Ninety-eight percent of Faith Action members agreed that housing subsidized by the state should be restricted to Hawaiʻi residents. This essay will explore the word SUBSIDY as it pertains to financing affordable housing. There are two broad categories of subsides. Development subsidies are available to developers to build housing. User subsidies are available to people to help they pay for housing. Both types of subsidies involve a transfer of cash, tax deduction, or tax credit to offset housing costs.
An example of a development subsidy offered by State government is the Rental Housing Revolving Fund (RHRF). The RHRF is used to issue low-interest loans to the owners/developers of new construction of affordable rental housing; funds can also be used for acquisition and rehabilitation of existing affordable rental housing. Projects funded with government subsidies are subject to requirements that ensure the housing is priced at rental rates that low-income households can afford.
An example of a user subsidy is the Section 8 housing choice voucher (HCV) program. Generally, HCV beneficiaries are responsible for paying 30 percent of their household income to their landlords with the HCV being issued directly to the landlords to cover the difference up to fair market rents set by the U.S. Department of Housing and Urban Development. While administered at the state and local level, Section 8 HCVs are a federal subsidy.
Another example of a user subsidy is the federal mortgage interest deduction. The mortgage interest deduction allows homeowners to reduce their tax liability by deducting mortgage interest paid. If you are a homeowner and have claimed the mortgage interest deduction on your taxes, then please humbly consider how your housing has been subsidized too!
Why Are Subsidies Important?
Housing subsidies are important because they promote stable, affordable, adequate housing, which is the basis of healthy families and thriving communities. When not enough of our housing supply is affordable, then people sacrifice other necessities like food and healthcare. In addition, lack of stable, permanent housing makes upward economic and social mobility difficult.
The need for affordable housing continues to grow because housing prices continue to climb, while wages have stagnated. Existing subsidies are not sufficient to fill that gap.

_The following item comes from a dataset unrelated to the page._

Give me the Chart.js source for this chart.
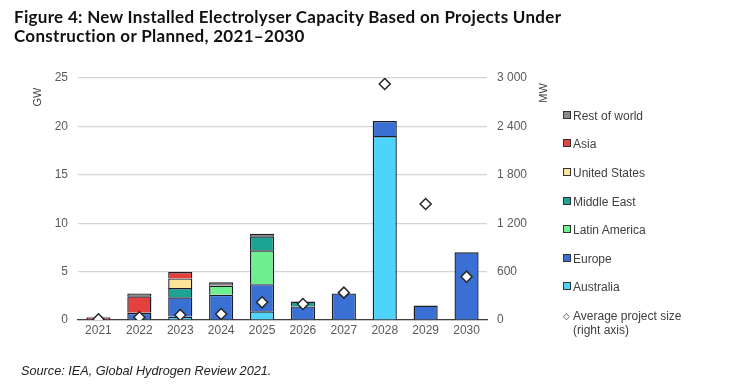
<!DOCTYPE html>
<html>
<head>
<meta charset="utf-8">
<script src="https://cdn.jsdelivr.net/npm/chart.js@4/dist/chart.umd.min.js"></script>
<style>
  body { margin: 0; background: #fff; }
  #wrap { position: relative; width: 740px; height: 391px; overflow: hidden; }
  #chart { position: absolute; left: 0; top: 0; }
  .title { position: absolute; left: 14px; top: 8px; font: bold 17px Lato, sans-serif; letter-spacing: 0.3px; line-height: 18.5px; color: #111; }
  .source { position: absolute; left: 21px; top: 364px; font: italic 12.7px "Liberation Sans", sans-serif; color: #222; }
  #legend { position: absolute; left: 563px; top: 0; font: 12px "Liberation Sans", sans-serif; color: #404040; }
  #legend .item { position: absolute; left: 0; white-space: nowrap; line-height: 14px; }
  #legend .box { display: inline-block; width: 6px; height: 6px; border: 1px solid #333; margin-right: 2px; vertical-align: 1px; }
</style>
</head>
<body>
<div id="wrap">
  <canvas id="chart" width="740" height="391"></canvas>
  <div class="title">Figure 4: New Installed Electrolyser Capacity Based on Projects Under<br>Construction or Planned, 2021–2030</div>
  <div id="legend"></div>
  <div class="source">Source: IEA, Global Hydrogen Review 2021.</div>
</div>
<script>
const years = ["2021", "2022", "2023", "2024", "2025", "2026", "2027", "2028", "2029", "2030"];

// GW, stacked bottom to top
const australia    = [0,    0,    0.35, 0,    0.9,  0,   0,    19.0, 0,   0];
const europe       = [0,    0.75, 2.0,  2.6,  2.8,  1.4, 2.75, 1.55, 1.5, 7.0];
const latinAmerica = [0,    0,    0,    0.95, 3.5,  0,   0,    0,    0,   0];
const middleEast   = [0,    0,    0.95, 0,    1.45, 0.5, 0,    0,    0,   0];
const unitedStates = [0,    0,    1.0,  0,    0,    0,   0,    0,    0,   0];
const asia         = [0.25, 1.7,  0.65, 0,    0,    0,   0,    0,    0,   0];
const restOfWorld  = [0.08, 0.3,  0,    0.35, 0.25, 0,   0,    0,    0,   0];

// MW, right axis
const avgProjectSize = [10, 33, 62, 74, 219, 198, 339, 2926, 1438, 537];

const gwTicks = [0, 5, 10, 15, 20, 25];
const mwTicks = [0, 600, 1200, 1800, 2400, 3000];

const ctx = document.getElementById("chart").getContext("2d");

function bar(label, data, color) {
  return {
    type: "bar",
    label: label,
    data: data,
    backgroundColor: color,
    borderColor: "#1c1c28",
    borderWidth: 1.4,
    yAxisID: "y",
    stack: "a",
    order: 1,
    barPercentage: 0.59,
    categoryPercentage: 1
  };
}

const datasets = [
  bar("Australia", australia, "#4fd3fa"),
  bar("Europe", europe, "#3a70d4"),
  bar("Latin America", latinAmerica, "#6ff08f"),
  bar("Middle East", middleEast, "#1ba393"),
  bar("United States", unitedStates, "#fde29a"),
  bar("Asia", asia, "#e4413e"),
  bar("Rest of world", restOfWorld, "#8a8a8a"),
  {
    type: "line",
    label: "Average project size (right axis)",
    data: avgProjectSize,
    yAxisID: "y1",
    showLine: false,
    pointStyle: "rectRot",
    pointRadius: 5.5,
    pointBackgroundColor: "#fff",
    pointBorderColor: "#262626",
    pointBorderWidth: 1.5,
    order: 0
  }
];

const spaced = v => String(v).replace(/\B(?=(\d{3})+(?!\d))/g, " ");

const axisTitles = {
  id: "axisTitles",
  afterDraw(chart) {
    const c = chart.ctx;
    c.save();
    c.font = "11px 'Liberation Sans', sans-serif";
    c.fillStyle = "#404040";
    c.textAlign = "center";
    c.textBaseline = "middle";
    [["GW", 38, 97], ["MW", 544, 93]].forEach(([t, x, y]) => {
      c.save();
      c.translate(x, y);
      c.rotate(-Math.PI / 2);
      c.fillText(t, 0, 0);
      c.restore();
    });
    c.restore();
  }
};

const chart = new Chart(ctx, {
  data: { labels: years, datasets: datasets },
  options: {
    responsive: false,
    animation: false,
    layout: { padding: { left: 0, top: 78, right: 0, bottom: 51 } },
    plugins: {
      legend: { display: false },
      tooltip: { enabled: false }
    },
    scales: {
      x: {
        stacked: true,
        grid: { display: false, drawTicks: false },
        border: { display: true, color: "#404040", width: 1.3 },
        ticks: { font: { family: "Liberation Sans", size: 12 }, color: "#595959", padding: 3, maxRotation: 0 },
        afterFit(s) { s.height = 20; }
      },
      y: {
        stacked: true,
        position: "left",
        min: 0,
        max: 25,
        afterBuildTicks(s) { s.ticks = gwTicks.map(v => ({ value: v })); },
        grid: { color: "#d4d4d4", lineWidth: 1.2, drawTicks: false },
        border: { display: false },
        ticks: { font: { family: "Liberation Sans", size: 12 }, color: "#595959", padding: 10 },
        afterFit(s) { s.width = 78; }
      },
      y1: {
        position: "right",
        min: 0,
        max: 3000,
        afterBuildTicks(s) { s.ticks = mwTicks.map(v => ({ value: v })); },
        grid: { display: false, drawTicks: false },
        border: { display: false },
        ticks: { font: { family: "Liberation Sans", size: 12 }, color: "#595959", padding: 10, callback: v => spaced(v) },
        afterFit(s) { s.width = 253; }
      }
    }
  },
  plugins: [axisTitles]
});

// legend in the reference order: top of stack first, marker last
const legend = document.getElementById("legend");
const legendY = [116, 144.3, 172.7, 201.7, 230, 259, 287.3, 315.7];
const order = [6, 5, 4, 3, 2, 1, 0, 7];
order.forEach((idx, i) => {
  const ds = chart.data.datasets[idx];
  const item = document.createElement("div");
  item.className = "item";
  item.style.top = (legendY[i] - 7) + "px";
  if (ds.type === "line") {
    item.innerHTML = '<span style="display:inline-block;width:10px;color:#333;font-size:9px;vertical-align:1px">&#9671;</span>' +
      ds.label.replace(" (right axis)", "") + '<br><span style="padding-left:10px">(right axis)</span>';
  } else {
    item.innerHTML = '<span class="box" style="background:' + ds.backgroundColor + '"></span>' + ds.label;
  }
  legend.appendChild(item);
});
</script>
</body>
</html>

Is There Another Way to Subsidize Housing?
Aside from cash subsidies to developers and residents, another approach to consider is land subsidy. The most significant contributor to high housing costs is the cost of land. If the cost of land is reduced or eliminated from the cost of developing housing, the ultimate prices paid by those who occupy the housing (in rents or mortgages) would be reduced. One approach is through a community land trust (CLT), a type of non-profit organization specifically designed to hold ownership of land in stewardship of community needs. Another approach is for State or county governments to make land that they own available for the development of affordable housing. Having a CLT or government electing to not pass the cost of the land to its residents would reduce housing costs incurred by individual households.
Whether using land or cash assets, we should advocate for the most efficient mix and expenditure of subsidies that increase the availability of affordable housing to ensure an equitable and sustainable community.
Let no one seek their own good, but the good of others. – 1 Corinthians 10:24
This essay was authored by Faith Action HousingNOW! member and Chair, Foo Pham. If you are interested in being more involved with the HousingNOW! Task Force, please e-mail email@example.com.
Please note these subsidy programs are individually more complex than this essay presents. The HousingNOW! Task Force encourages you to take a deeper look into the introduced topics as well as other programs. Other examples of subsidies include the Community Development Block Grant, the Dwelling Unit Revolving Fund, low-income housing tax credits, affordable housing funds (at the City and County level), Permanent Supportive Housing Fund, and the Homelessness Prevention and Rapid Re-Housing Program.